Similarly, Akram Ismail, an engineer and member of the Socialist Popular Alliance Party, revels in talking about how revolutionaries need to be attentive to the voices of the people, whose discourse, electoral choices and overall ambitions are evolving simultaneously with the political elites’.
Accordingly for Ismail, the 800,000 people who voted for revolutionary parties in Parliament and the 9.4 million people who voted for presidential candidates close to the revolution need to be understood as an electoral bloc and capitalized upon.
“We have to think of horizontal models of organizing, think of Tahrir as a philosophy, an inspiration for human organizing, beyond its immediate political function, and take it from there,” said Mohamed Saif, a member of the Social Democratic Party, thinking of the need to create successful models, from economic cooperatives to political parties. Amin bets on municipal elections, as a way for the revolution to inhabit the state and move from the “national” to the “local” in politics.

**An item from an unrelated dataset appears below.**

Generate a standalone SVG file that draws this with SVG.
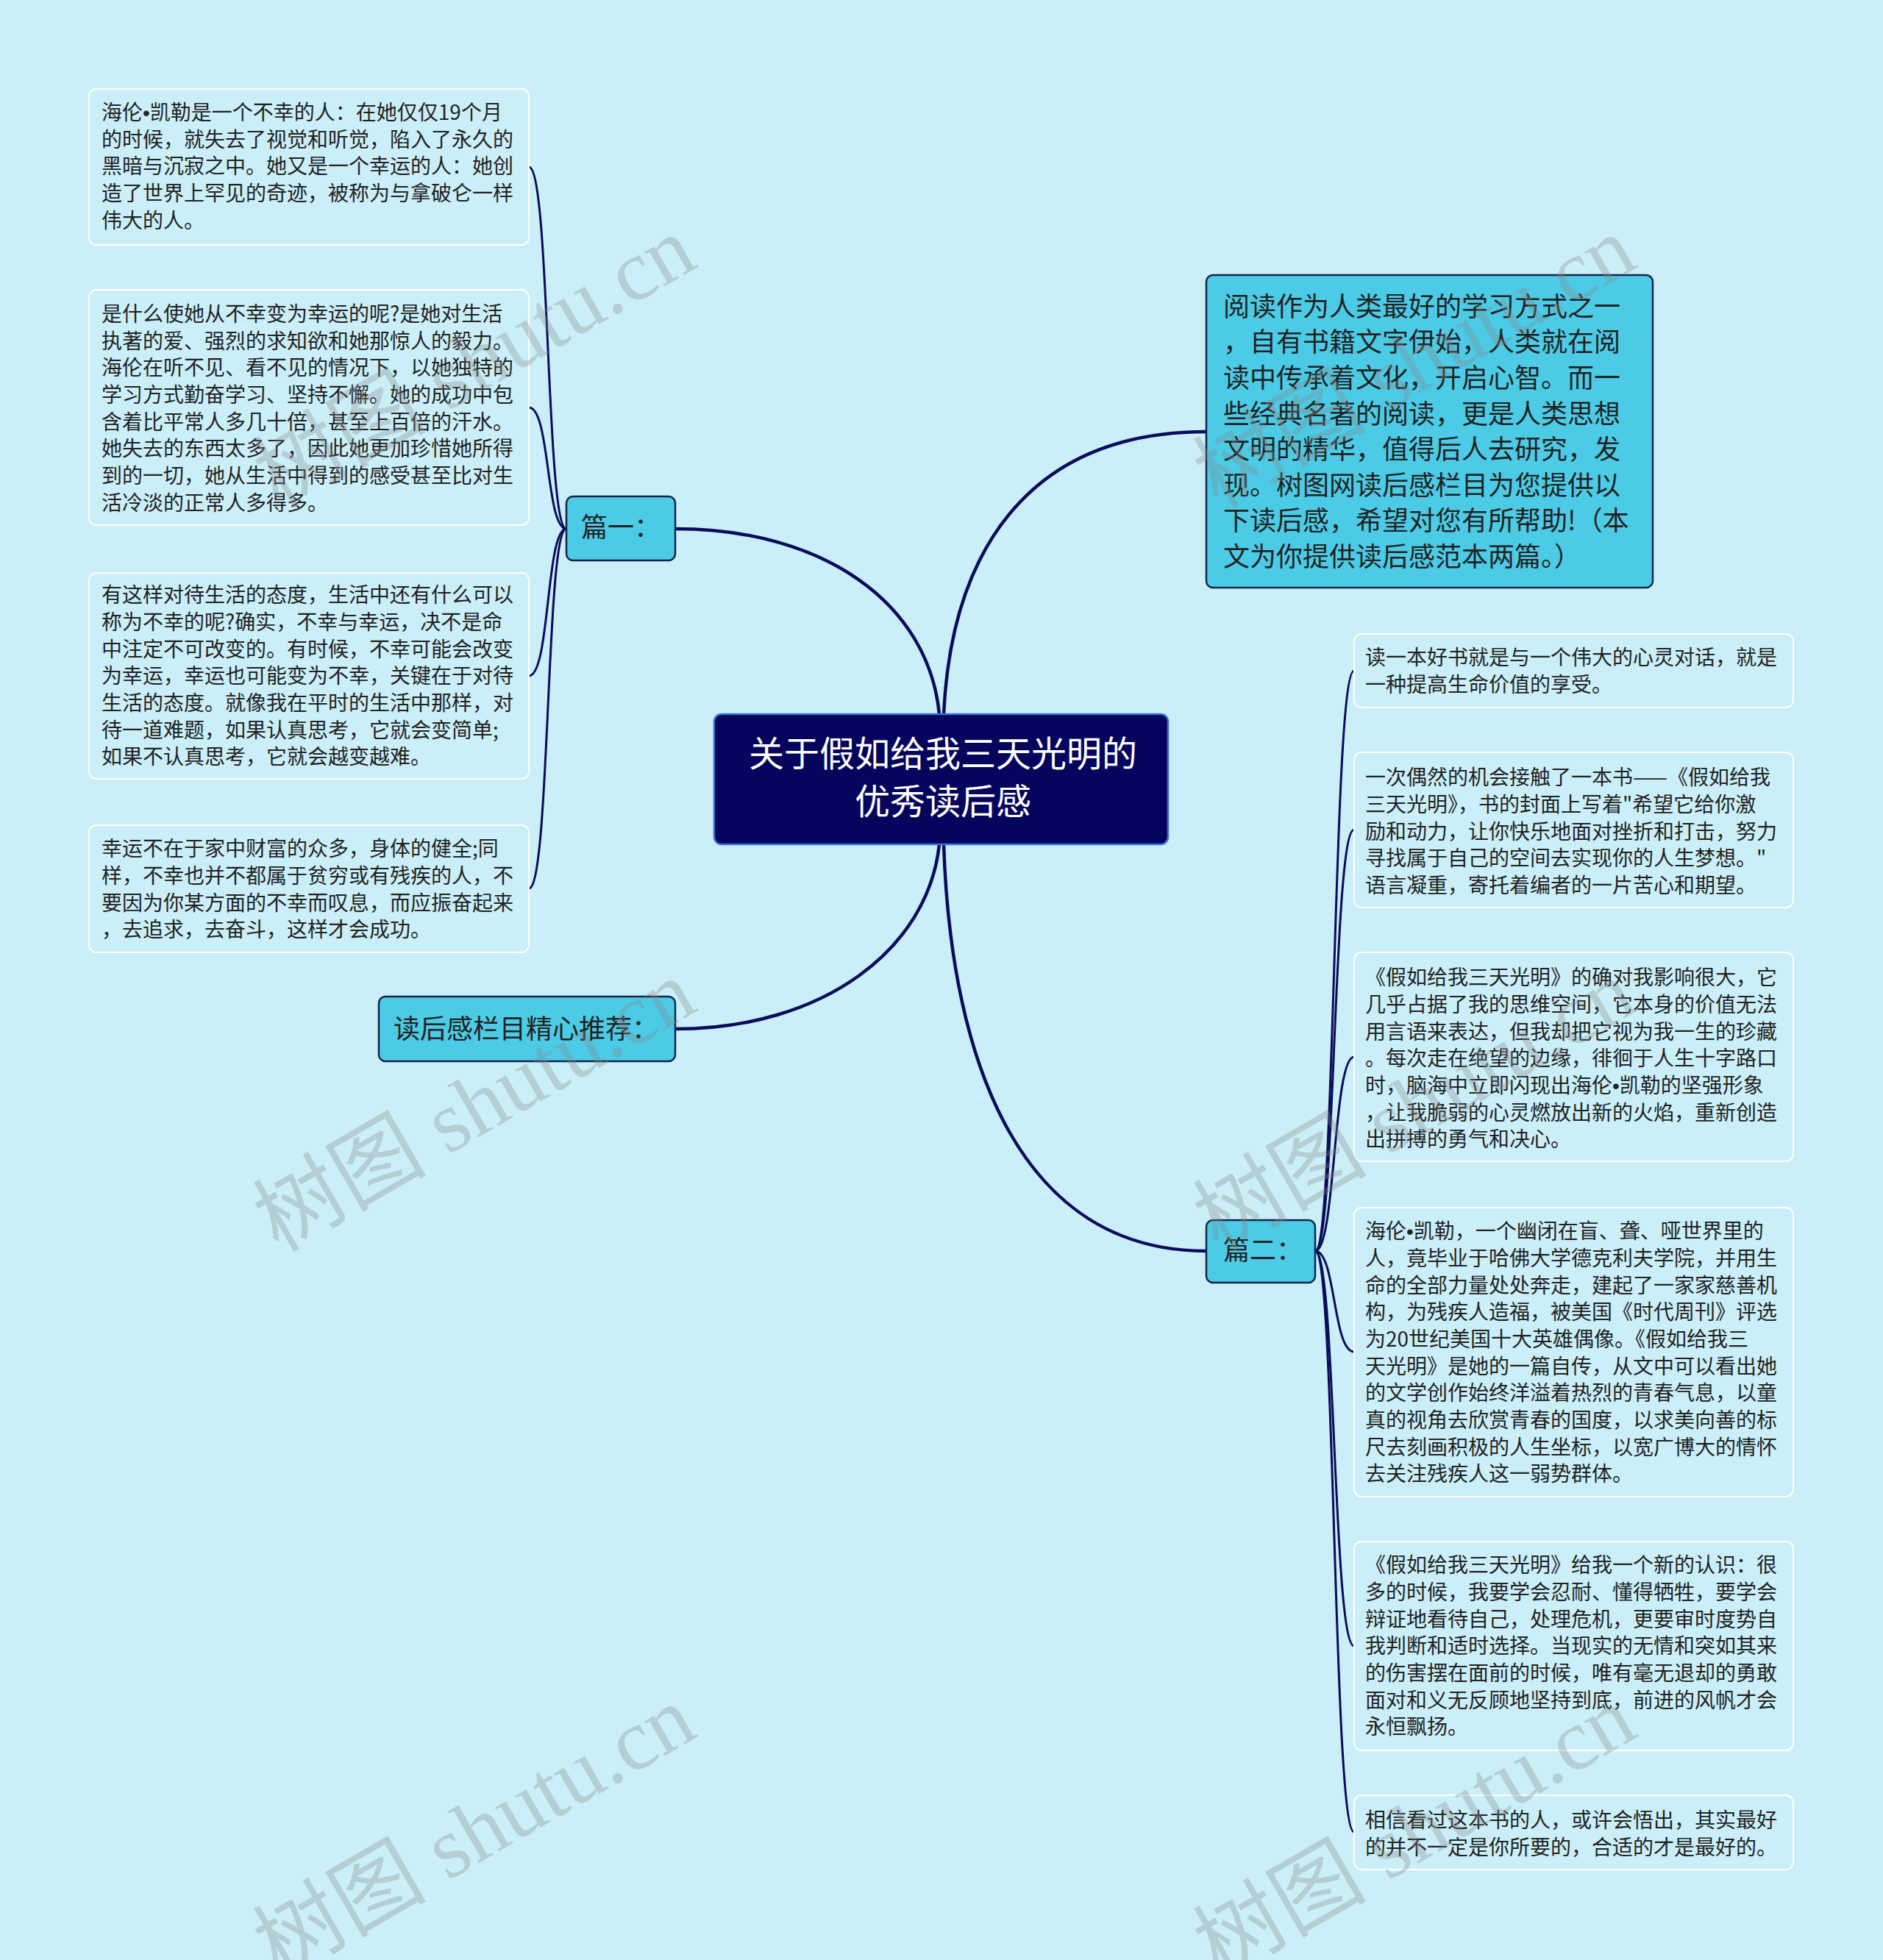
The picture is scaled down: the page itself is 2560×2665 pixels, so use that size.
<svg xmlns="http://www.w3.org/2000/svg" width="2560" height="2665" viewBox="0 0 2560 2665">
<style>
.bg{fill:#caeff8}
.leaf{fill:#caeff8;stroke:#ffffff;stroke-width:2}
.branch{fill:#4ccbe6;stroke:#15254a;stroke-width:2.5}
.root{fill:#05055e;stroke:#3a6fd8;stroke-width:2.5}
.t{font-family:"Noto Sans CJK SC","Noto Sans",sans-serif;fill:#222222}
.b{font-family:"Liberation Sans","Noto Sans CJK SC",sans-serif}
.lt{font-size:28px}
.bt{font-size:36px}
.rt{font-size:48px;fill:#ffffff}
.c{fill:none;stroke:#0b0b5b;stroke-width:4.5;stroke-linecap:round}
.cl{fill:none;stroke:#0b0b5b;stroke-width:3;stroke-linecap:round}
.wm{font-family:"Liberation Serif","Noto Sans CJK SC",serif;font-size:118px;fill:#8a8a8a;fill-opacity:0.32}
</style>
<rect class="bg" x="0" y="0" width="2560" height="2665"/>

<g id="connectors">
<path class="c" d="M 918 719 C 1120 719, 1262 820, 1277 971"/>
<path class="c" d="M 1283 971 C 1293 760, 1390 587, 1640 587"/>
<path class="c" d="M 1277 1148 C 1262 1290, 1120 1399, 918 1399"/>
<path class="c" d="M 1283 1148 C 1293 1450, 1390 1701, 1640 1701"/>
<path class="cl" d="M 770 719 C 742 719, 748 227, 719 227"/>
<path class="cl" d="M 770 719 C 742 719, 748 554, 719 554"/>
<path class="cl" d="M 770 719 C 742 719, 748 919, 719 919"/>
<path class="cl" d="M 770 719 C 742 719, 748 1208, 719 1208"/>
<path class="cl" d="M 1788 1701 C 1816 1701, 1812 912, 1841 912"/>
<path class="cl" d="M 1788 1701 C 1816 1701, 1812 1128, 1841 1128"/>
<path class="cl" d="M 1788 1701 C 1816 1701, 1812 1437, 1841 1437"/>
<path class="cl" d="M 1788 1701 C 1816 1701, 1812 1838, 1841 1838"/>
<path class="cl" d="M 1788 1701 C 1816 1701, 1812 2238, 1841 2238"/>
<path class="cl" d="M 1788 1701 C 1816 1701, 1812 2491, 1841 2491"/>
</g>

<g id="root">
<rect class="root" x="971" y="971" width="617" height="177" rx="10"/>
<text class="t rt" x="1282" y="1042" text-anchor="middle">关于假如给我三天光明的</text>
<text class="t rt" x="1282" y="1107" text-anchor="middle">优秀读后感</text>
</g>

<g id="pian1">
<rect class="branch" x="770" y="675" width="148" height="87" rx="9"/>
<text class="t bt" x="790" y="730">篇一：</text>
</g>

<g id="recommend">
<rect class="branch" x="515" y="1355" width="403" height="88" rx="9"/>
<text class="t bt" x="535" y="1412">读后感栏目精心推荐：</text>
</g>

<g id="intro">
<rect class="branch" x="1640" y="374" width="607" height="425" rx="9"/>
<text class="t bt" x="1663" y="430">阅读作为人类最好的学习方式之一</text>
<text class="t bt" x="1663" y="478">，自有书籍文字伊始，人类就在阅</text>
<text class="t bt" x="1663" y="527">读中传承着文化，开启心智。而一</text>
<text class="t bt" x="1663" y="576">些经典名著的阅读，更是人类思想</text>
<text class="t bt" x="1663" y="624">文明的精华，值得后人去研究，发</text>
<text class="t bt" x="1663" y="673">现。树图网读后感栏目为您提供以</text>
<text class="t bt" x="1663" y="721">下读后感，希望对您有所帮助!（本</text>
<text class="t bt" x="1663" y="770">文为你提供读后感范本两篇。）</text>
</g>

<g id="pian2">
<rect class="branch" x="1640" y="1659" width="148" height="85" rx="9"/>
<text class="t bt" x="1663" y="1713">篇二：</text>
</g>

<g id="leaf1">
<rect class="leaf" x="121" y="121" width="598" height="212" rx="10"/>
<text class="t lt" x="138" y="163">海伦<tspan class="b">•</tspan>凯勒是一个不幸的人：在她仅仅19个月</text>
<text class="t lt" x="138" y="200">的时候，就失去了视觉和听觉，陷入了永久的</text>
<text class="t lt" x="138" y="236">黑暗与沉寂之中。她又是一个幸运的人：她创</text>
<text class="t lt" x="138" y="273">造了世界上罕见的奇迹，被称为与拿破仑一样</text>
<text class="t lt" x="138" y="310">伟大的人。</text>
</g>

<g id="leaf2">
<rect class="leaf" x="121" y="394" width="598" height="320" rx="10"/>
<text class="t lt" x="138" y="437">是什么使她从不幸变为幸运的呢?是她对生活</text>
<text class="t lt" x="138" y="474">执著的爱、强烈的求知欲和她那惊人的毅力。</text>
<text class="t lt" x="138" y="510">海伦在听不见、看不见的情况下，以她独特的</text>
<text class="t lt" x="138" y="547">学习方式勤奋学习、坚持不懈。她的成功中包</text>
<text class="t lt" x="138" y="584">含着比平常人多几十倍，甚至上百倍的汗水。</text>
<text class="t lt" x="138" y="620">她失去的东西太多了，因此她更加珍惜她所得</text>
<text class="t lt" x="138" y="657">到的一切，她从生活中得到的感受甚至比对生</text>
<text class="t lt" x="138" y="694">活冷淡的正常人多得多。</text>
</g>

<g id="leaf3">
<rect class="leaf" x="121" y="779" width="598" height="280" rx="10"/>
<text class="t lt" x="138" y="819">有这样对待生活的态度，生活中还有什么可以</text>
<text class="t lt" x="138" y="856">称为不幸的呢?确实，不幸与幸运，决不是命</text>
<text class="t lt" x="138" y="893">中注定不可改变的。有时候，不幸可能会改变</text>
<text class="t lt" x="138" y="929">为幸运，幸运也可能变为不幸，关键在于对待</text>
<text class="t lt" x="138" y="966">生活的态度。就像我在平时的生活中那样，对</text>
<text class="t lt" x="138" y="1003">待一道难题，如果认真思考，它就会变简单;</text>
<text class="t lt" x="138" y="1039">如果不认真思考，它就会越变越难。</text>
</g>

<g id="leaf4">
<rect class="leaf" x="121" y="1122" width="598" height="173" rx="10"/>
<text class="t lt" x="138" y="1164">幸运不在于家中财富的众多，身体的健全;同</text>
<text class="t lt" x="138" y="1201">样，不幸也并不都属于贫穷或有残疾的人，不</text>
<text class="t lt" x="138" y="1238">要因为你某方面的不幸而叹息，而应振奋起来</text>
<text class="t lt" x="138" y="1274">，去追求，去奋斗，这样才会成功。</text>
</g>

<g id="right1">
<rect class="leaf" x="1841" y="862" width="597" height="100" rx="10"/>
<text class="t lt" x="1856" y="904">读一本好书就是与一个伟大的心灵对话，就是</text>
<text class="t lt" x="1856" y="941">一种提高生命价值的享受。</text>
</g>

<g id="right2">
<rect class="leaf" x="1841" y="1023" width="597" height="211" rx="10"/>
<text class="t lt" x="1856" y="1067">一次偶然的机会接触了一本书——《假如给我</text>
<text class="t lt" x="1856" y="1104">三天光明》，书的封面上写着"希望它给你激</text>
<text class="t lt" x="1856" y="1141">励和动力，让你快乐地面对挫折和打击，努力</text>
<text class="t lt" x="1856" y="1177">寻找属于自己的空间去实现你的人生梦想。"</text>
<text class="t lt" x="1856" y="1214">语言凝重，寄托着编者的一片苦心和期望。</text>
</g>

<g id="right3">
<rect class="leaf" x="1841" y="1295" width="597" height="284" rx="10"/>
<text class="t lt" x="1856" y="1339">《假如给我三天光明》的确对我影响很大，它</text>
<text class="t lt" x="1856" y="1376">几乎占据了我的思维空间，它本身的价值无法</text>
<text class="t lt" x="1856" y="1413">用言语来表达，但我却把它视为我一生的珍藏</text>
<text class="t lt" x="1856" y="1449">。每次走在绝望的边缘，徘徊于人生十字路口</text>
<text class="t lt" x="1856" y="1486">时，脑海中立即闪现出海伦<tspan class="b">•</tspan>凯勒的坚强形象</text>
<text class="t lt" x="1856" y="1523">，让我脆弱的心灵燃放出新的火焰，重新创造</text>
<text class="t lt" x="1856" y="1559">出拼搏的勇气和决心。</text>
</g>

<g id="right4">
<rect class="leaf" x="1841" y="1642" width="597" height="393" rx="10"/>
<text class="t lt" x="1856" y="1684">海伦<tspan class="b">•</tspan>凯勒，一个幽闭在盲、聋、哑世界里的</text>
<text class="t lt" x="1856" y="1721">人，竟毕业于哈佛大学德克利夫学院，并用生</text>
<text class="t lt" x="1856" y="1758">命的全部力量处处奔走，建起了一家家慈善机</text>
<text class="t lt" x="1856" y="1794">构，为残疾人造福，被美国《时代周刊》评选</text>
<text class="t lt" x="1856" y="1831">为20世纪美国十大英雄偶像。《假如给我三</text>
<text class="t lt" x="1856" y="1868">天光明》是她的一篇自传，从文中可以看出她</text>
<text class="t lt" x="1856" y="1904">的文学创作始终洋溢着热烈的青春气息，以童</text>
<text class="t lt" x="1856" y="1941">真的视角去欣赏青春的国度，以求美向善的标</text>
<text class="t lt" x="1856" y="1978">尺去刻画积极的人生坐标，以宽广博大的情怀</text>
<text class="t lt" x="1856" y="2014">去关注残疾人这一弱势群体。</text>
</g>

<g id="right5">
<rect class="leaf" x="1841" y="2096" width="597" height="284" rx="10"/>
<text class="t lt" x="1856" y="2138">《假如给我三天光明》给我一个新的认识：很</text>
<text class="t lt" x="1856" y="2175">多的时候，我要学会忍耐、懂得牺牲，要学会</text>
<text class="t lt" x="1856" y="2212">辩证地看待自己，处理危机，更要审时度势自</text>
<text class="t lt" x="1856" y="2248">我判断和适时选择。当现实的无情和突如其来</text>
<text class="t lt" x="1856" y="2285">的伤害摆在面前的时候，唯有毫无退却的勇敢</text>
<text class="t lt" x="1856" y="2322">面对和义无反顾地坚持到底，前进的风帆才会</text>
<text class="t lt" x="1856" y="2358">永恒飘扬。</text>
</g>

<g id="right6">
<rect class="leaf" x="1841" y="2441" width="597" height="101" rx="10"/>
<text class="t lt" x="1856" y="2485">相信看过这本书的人，或许会悟出，其实最好</text>
<text class="t lt" x="1856" y="2522">的并不一定是你所要的，合适的才是最好的。</text>
</g>

<g id="watermarks">
<text class="wm" x="665" y="527" text-anchor="middle" transform="rotate(-30 665 527)">树图 shutu.cn</text>
<text class="wm" x="665" y="1538" text-anchor="middle" transform="rotate(-30 665 1538)">树图 shutu.cn</text>
<text class="wm" x="665" y="2525" text-anchor="middle" transform="rotate(-30 665 2525)">树图 shutu.cn</text>
<text class="wm" x="1943" y="527" text-anchor="middle" transform="rotate(-30 1943 527)">树图 shutu.cn</text>
<text class="wm" x="1943" y="1538" text-anchor="middle" transform="rotate(-30 1943 1538)">树图 shutu.cn</text>
<text class="wm" x="1943" y="2525" text-anchor="middle" transform="rotate(-30 1943 2525)">树图 shutu.cn</text>
</g>
</svg>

Saif sees the imminent death of top-down models of governance for Egyptians. “The state has no rent to buy people’s allegiance,” he says, adding, “The populist opposition model is not responding to actual needs either.”
The military’s main opponent, the Brotherhood, is “doomed to fail,” said Ismail. “They are fighting with the military with the same tools and on the same grounds of the 1952 military regime,” said Ismail.
Many talk about Egypt’s revolution as one that seeks to upturn the post-colonial military regime that has traded people’s freedoms for the security of the state since 1952.
Many consider self-critique the key to moving out of the current impasse.
The most powerful political force, the Muslim Brotherhood, claim they are willing to critique themselves when necessary. “The movement has been historically conducting self-critique,” said Ali Khafagy, a youth leader in the Brotherhood’s Freedom and Justice Party.
Though Khafagy doesn’t like to talk publicly about where the party went wrong, the Brotherhood “has the right to protect itself by having these conversations internally.”
“What is for sure the case is that all voices are heard and democracy is our practice,” he said.
Kharfagy admitted that the Brotherhood has made mistakes over the past year, including the first formation of the Constituent Assembly, which was dissolved through a court ruling after being criticized for its Islamist control. He also said that the Brotherhood’s earlier decision not to contest the presidential elections, which it later reversed, was a mistake. Morsy gave the same two examples in a recent television interview.
As for the secular forces, the few political elites who are conducting self-critique talk about how frantic they were about undoing the past without having a clear vision for the future.
“Our first mistake was to pressure for the abrogation of the 1971 Constitution, without having a real alternative,” said Amr al-Shobaki, a political scientist and a former independent liberal MP in the dissolved Parliament. The replacement of the 1971 Constitution was a Constitutional Declaration issued by SCAF, which has paved the way for the current transition, dubbed troubled and bumpy by everyone.
“Every time civil forces called for the dismantling of the institutions and mechanisms of the old regime, they offered no alternatives. It’s in this void that the Islamist forces thrived,” he said. “It is not a matter of antagonizing state institutions or exacting vengeance from them. It’s a matter of reforming them in order to salvage the state.”
Salvaging the state means different things for different people across the spectrum, from Islamists to leftists, reformists to revolutionaries, and others. But as much as the current moment is perceived as an impasse for many, it is also a moment for reflection, regrouping and revision.